Wtorek znów trochę zawirowany, a ja ospała. Ale jedzeniowo prawie idealnie. Opuściłam obiad , bo po prostu zasnęłam z młodą i ledwo co przez to odebrałam starszą z przedszkola o czasie.  A ogólnie dzień bezpłodny  nic nie zrobiłam Nie chciało mi się. Ból pleców trzyma i to mnie irytuje i wkurza. Poza tym teraz zdaje mi się że nie boli mnie bezpośrednio kręgosłup lecz obok mam te ukłócia bólu. Ale to chyba nie nerki bo wydaje mi się że to trochę za wysoko czuję ale też poniżej łopatki. Już sama nie wiem, a moja irytacja po malutku wzrasta. 😤 Bo jesli wątroba to raczej ból odczuwałabym z przodu????Jak myślicie???  Chyba najlepiej zrobię jak jeszcze raz przejde się do lekarza. 

No cóż chyba po mału zaczynam się sypać. 

Moje menu:

Śniadanie: kanapki z miodem i orzechami ( 1 i 1/2szt chleba, 2 łyżeczki miodu, 4 orzechy włoskie)

Śniadanie2: płatki owsiane z jogurtem i jabłkiem miało być jeszcze winogrono ale mąż wczoraj wieczorem się dorwał i ponad pół kilo za jednym zamachem wciągnął ( płatki owsiane 3 łyżki, jogurt naturalny 150g, 1 szt  jabłko) 

Obiad: kawa z mlekiem , jabłko i 4 kabanosy

Podwieczorek: banan z kakao ( 1 łyżeczka)

Kolacja: sałatka  ( 4 liście sałaty rzymskiej, 1/2 grejpfruta, 3 plasterki szynki, 40g sera żółtego, łyżeczka słonecznika,2  łyżeczki oliwy z oliwek z odrobiną soku z cytryny i bazylią do posłania sałatki)


Aktywność:

Niestety zerowa z powodu pleców. Może jutro się coś uda poćwiczyć. 🙂

A teraz zmykam spać, bo jutro muszę wstać wcześniej i zgarnąć córkę aby pojechać na wymaz z gardła. Może z tego coś wyjdzie. Dobrze lecę spać bo już w pół do pierwszej. Pa

19 listopada 2019 , Komentarze (4)

Nie ukrywam trochę ciężko mi było bez słodkiego ale dałam radę. Jednak jak się zjadałam tak przez dłuższy czas to teraz organizm a raczej moja podświadomość domagała się słodkości. Niestety  nie wszystkie posilki  były według planu. Przyczyna: telefon od cioci ( mamy mojego świętej pamięci chrześniaka , że na wieczór jest msza za niego, a po mszy poczęstunek). Msza była od znajomych (kibiców Widzewa) mojego chrześniaka ale jak ciocia zadzwoniła nie wypadało mi nie iść. Zwłaszcza że mieszkamy przez płot. Dlatego dziewczynki zostały z babcią, a ja z dziadkiem pojechałam. 

Moje menu:

Śniadanie: kanapki po hiszpańsku  ( 1 i 1/2 kromki ciemnego chleba zapiekanego w piekarniku, pomidor 130g, 1 ząbek czosnku, 2 plasterki mozzarelli, 6szt oliwek , łyżeczka oliwy z oliwek , bazylia)

Śniadanie2: jabłko

Obiad: schabowy łyżka ziemniaków i buraczki

Podwieczorek: kawa

Kolacja: łyżka wazowa rosołu z kluskami , łyżka ziemniaków, 1/2 schabowego i 3 łyżki surówki. 

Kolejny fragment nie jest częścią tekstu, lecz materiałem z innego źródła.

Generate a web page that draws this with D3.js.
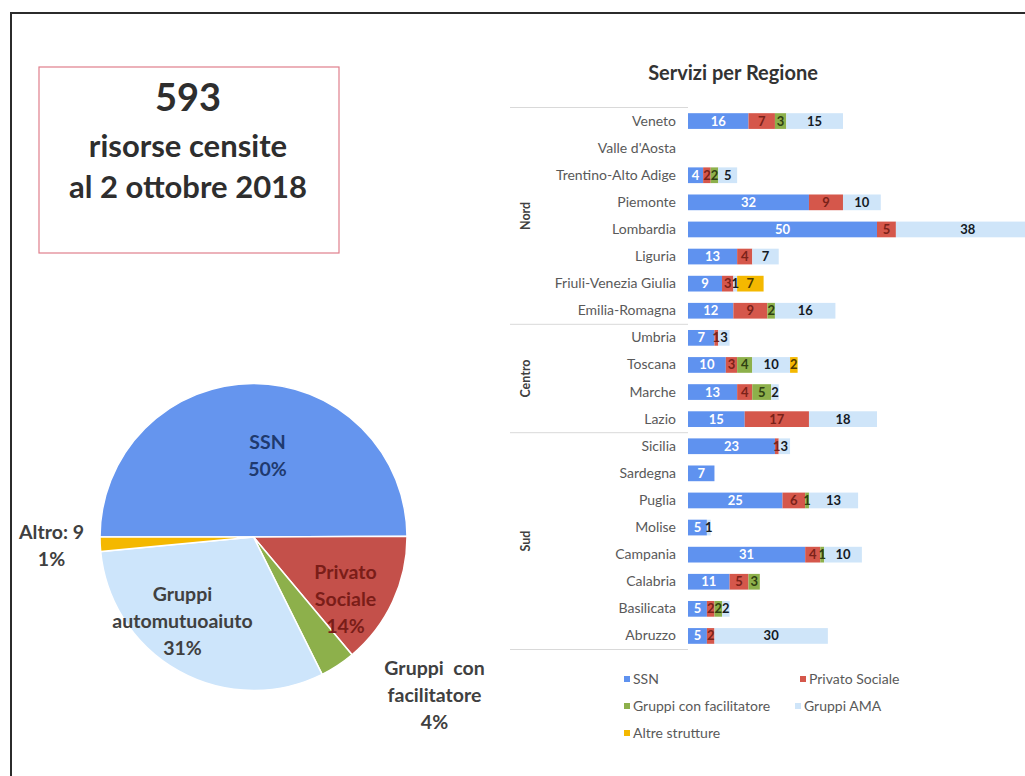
<!DOCTYPE html>
<html>
<head>
<meta charset="utf-8">
<script src="https://cdn.jsdelivr.net/npm/d3@7"></script>
<style>
  body { margin: 0; background: #fff; }
  svg { display: block; }
</style>
</head>
<body>
<div id="chart"></div>
<script>
// Canvas size
var width = 1025;
var height = 776;

// ---- data ----
// Pie: resources by type
var pieNames = ["SSN", "Privato Sociale", "Gruppi con facilitatore", "Gruppi automutuoaiuto", "Altro"];
var pieValues = [296, 83, 22, 183, 9];
var pieLabelLines = [
  ["SSN", "50%"],
  ["Privato", "Sociale", "14%"],
  ["Gruppi  con", "facilitatore", "4%"],
  ["Gruppi", "automutuoaiuto", "31%"],
  ["Altro: 9", "1%"]
];

// Bars: services per region
var regions = ["Veneto", "Valle d'Aosta", "Trentino-Alto Adige", "Piemonte", "Lombardia", "Liguria",
  "Friuli-Venezia Giulia", "Emilia-Romagna", "Umbria", "Toscana", "Marche", "Lazio", "Sicilia",
  "Sardegna", "Puglia", "Molise", "Campania", "Calabria", "Basilicata", "Abruzzo"];
var ssn          = [16, 0, 4, 32, 50, 13, 9, 12, 7, 10, 13, 15, 23, 7, 25, 5, 31, 11, 5, 5];
var privato      = [7, 0, 2, 9, 5, 4, 3, 9, 1, 3, 4, 17, 1, 0, 6, 0, 4, 5, 2, 2];
var facilitatore = [3, 0, 2, 0, 0, 0, 0, 2, 0, 4, 5, 0, 0, 0, 1, 0, 1, 3, 2, 0];
var ama          = [15, 0, 5, 10, 38, 7, 1, 16, 3, 10, 2, 18, 3, 0, 13, 1, 10, 0, 2, 30];
var altre        = [0, 0, 0, 0, 0, 0, 7, 0, 0, 2, 0, 0, 0, 0, 0, 0, 0, 0, 0, 0];

var seriesNames = ["SSN", "Privato Sociale", "Gruppi con facilitatore", "Gruppi AMA", "Altre strutture"];
var groups = ["Nord", "Centro", "Sud"];
var groupSizes = [8, 4, 8];

// ---- styles ----
var barColors = ["#5f92ef", "#d5574b", "#8db04b", "#cfe5f9", "#f4b800"];
var pieColors = ["#6595ee", "#c4504a", "#8db04b", "#cde5fb", "#f4b800"];
var barLabelColors = ["#ffffff", "#7a2219", "#2f3f12", "#141a24", "#4d3a00"];
var pieLabelColors = ["#1f3a6e", "#7a1d18", "#404040", "#404040", "#404040"];
var fontFamily = "Lato, 'Open Sans', sans-serif";

var svg = d3.select("#chart").append("svg")
    .attr("width", width)
    .attr("height", height);

// Outer frame
svg.append("rect")
    .attr("x", 11).attr("y", 13)
    .attr("width", 1030).attr("height", 790)
    .attr("fill", "none")
    .attr("stroke", "#2b2b2b")
    .attr("stroke-width", 2);

// Count box
svg.append("rect")
    .attr("x", 39).attr("y", 67)
    .attr("width", 300).attr("height", 186)
    .attr("fill", "none")
    .attr("stroke", "#e07f8c")
    .attr("stroke-width", 1.2);

var boxText = [["593", 111, 38], ["risorse censite", 157, 31], ["al 2 ottobre 2018", 198, 31]];
svg.selectAll(".boxText")
  .data(boxText)
  .enter().append("text")
    .attr("class", "boxText")
    .attr("x", 188)
    .attr("y", function(d) { return d[1]; })
    .attr("text-anchor", "middle")
    .style("font-family", fontFamily)
    .style("font-weight", "bold")
    .style("font-size", function(d) { return d[2] + "px"; })
    .style("fill", "#2e2e2e")
    .text(function(d) { return d[0]; });

// ---- pie ----
var pieCx = 253.5, pieCy = 537, pieR = 153.5;
var pieG = svg.append("g").attr("transform", "translate(" + pieCx + "," + pieCy + ")");

var pie = d3.pie()
    .sort(null)
    .startAngle(-Math.PI / 2)
    .endAngle(Math.PI * 1.5);
var arc = d3.arc().innerRadius(0).outerRadius(pieR);

pieG.selectAll("path")
  .data(pie(pieValues))
  .enter().append("path")
    .attr("d", arc)
    .attr("fill", function(d, i) { return pieColors[i]; })
    .attr("stroke", "#ffffff")
    .attr("stroke-width", 1.5);

// label anchors relative to pie centre
var pieLabelPos = [[14, -82], [92, 62], [181, 158], [-71, 84], [-202, 8]];
var lineH = 27;
pieLabelLines.forEach(function(lines, i) {
  var t = pieG.append("text")
      .attr("text-anchor", "middle")
      .style("font-family", fontFamily)
      .style("font-weight", "bold")
      .style("font-size", "19.5px")
      .style("fill", pieLabelColors[i]);
  lines.forEach(function(l, j) {
    t.append("tspan")
      .attr("x", pieLabelPos[i][0])
      .attr("y", pieLabelPos[i][1] + (j - (lines.length - 1) / 2) * lineH + 7)
      .style("white-space", "pre")
      .text(l);
  });
});

// ---- stacked bars ----
var table = regions.map(function(r, i) {
  return { region: r, s0: ssn[i], s1: privato[i], s2: facilitatore[i], s3: ama[i], s4: altre[i] };
});
var keys = ["s0", "s1", "s2", "s3", "s4"];
var stacked = d3.stack().keys(keys)(table);

var x = d3.scaleLinear().domain([0, 100]).range([688, 688 + 378]);
var y = d3.scaleBand().domain(regions).range([107.5, 649.5])
    .paddingInner(0.42).paddingOuter(0.21);

svg.append("text")
    .attr("x", 733).attr("y", 80)
    .attr("text-anchor", "middle")
    .style("font-family", fontFamily)
    .style("font-weight", "bold")
    .style("font-size", "20px")
    .style("fill", "#333")
    .text("Servizi per Regione");

var barG = svg.append("g");
var layer = barG.selectAll(".layer")
  .data(stacked)
  .enter().append("g")
    .attr("class", "layer")
    .attr("fill", function(d, i) { return barColors[i]; });

layer.selectAll("rect")
  .data(function(d) { return d; })
  .enter().append("rect")
    .attr("x", function(d) { return x(d[0]); })
    .attr("y", function(d) { return y(d.data.region); })
    .attr("width", function(d) { return x(d[1]) - x(d[0]); })
    .attr("height", y.bandwidth());

// value labels
stacked.forEach(function(s, k) {
  barG.selectAll(".lbl" + k)
    .data(s.filter(function(d) { return d[1] - d[0] > 0; }))
    .enter().append("text")
      .attr("class", "lbl" + k)
      .attr("x", function(d) { return x((d[0] + d[1]) / 2); })
      .attr("y", function(d) { return y(d.data.region) + y.bandwidth() / 2 + 4.5; })
      .attr("text-anchor", "middle")
      .style("font-family", fontFamily)
      .style("font-weight", "bold")
      .style("font-size", "13px")
      .style("fill", barLabelColors[k])
      .text(function(d) { return d[1] - d[0]; });
});

// category axis
var yAxis = d3.axisLeft(y).tickSize(0).tickPadding(12);
var axisG = svg.append("g")
    .attr("transform", "translate(" + 688 + ",0)")
    .call(yAxis);
axisG.select(".domain").remove();
axisG.selectAll("text")
    .style("font-family", fontFamily)
    .style("font-size", "14px")
    .style("fill", "#595959");

// group separators and labels
var step = y.step();
var start = 0;
var bounds = [y.range()[0]];
groupSizes.forEach(function(n, g) {
  var top = y.range()[0] + start * step;
  var bottom = top + n * step;
  bounds.push(bottom);
  svg.append("text")
      .attr("transform", "translate(530," + (top + bottom) / 2 + ") rotate(-90)")
      .attr("text-anchor", "middle")
      .style("font-family", fontFamily)
      .style("font-weight", "bold")
      .style("font-size", "12.5px")
      .style("fill", "#404040")
      .text(groups[g]);
  start += n;
});
svg.selectAll(".sep")
  .data(bounds)
  .enter().append("line")
    .attr("class", "sep")
    .attr("x1", 510).attr("x2", 688)
    .attr("y1", function(d) { return d; })
    .attr("y2", function(d) { return d; })
    .attr("stroke", "#d9d9d9")
    .attr("stroke-width", 1);

// legend
var legendPos = [[627, 679], [803, 679], [627, 706], [798, 706], [627, 733]];
var legend = svg.selectAll(".legend")
  .data(seriesNames)
  .enter().append("g")
    .attr("class", "legend")
    .attr("transform", function(d, i) { return "translate(" + legendPos[i][0] + "," + legendPos[i][1] + ")"; });
legend.append("rect")
    .attr("x", -3).attr("y", -3)
    .attr("width", 6).attr("height", 6)
    .attr("fill", function(d, i) { return barColors[i]; });
legend.append("text")
    .attr("x", 6).attr("y", 5)
    .style("font-family", fontFamily)
    .style("font-size", "14px")
    .style("fill", "#595959")
    .text(function(d) { return d; });
</script>
</body>
</html>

Ale przynajmniej powstrzymałam się aby nie sięgnąć jeszcze po ciasto. 

Niestety ćwiczeń brak . Przed południem próbowałam wykonać plan ćwiczeń z vitalii ale przez ból nie dałam rady. Wiec myślałam że wieczorem chociaż troche popedaluje ale jak wrocilam to zanim poogarnialam dziewczyny i męża to padłam ze zmęczenia. Obudziłam się w nocy przekąpałam się i poszłam dalej spać. 

Mam nadzieję, że jednak wtorek będzie lepszy.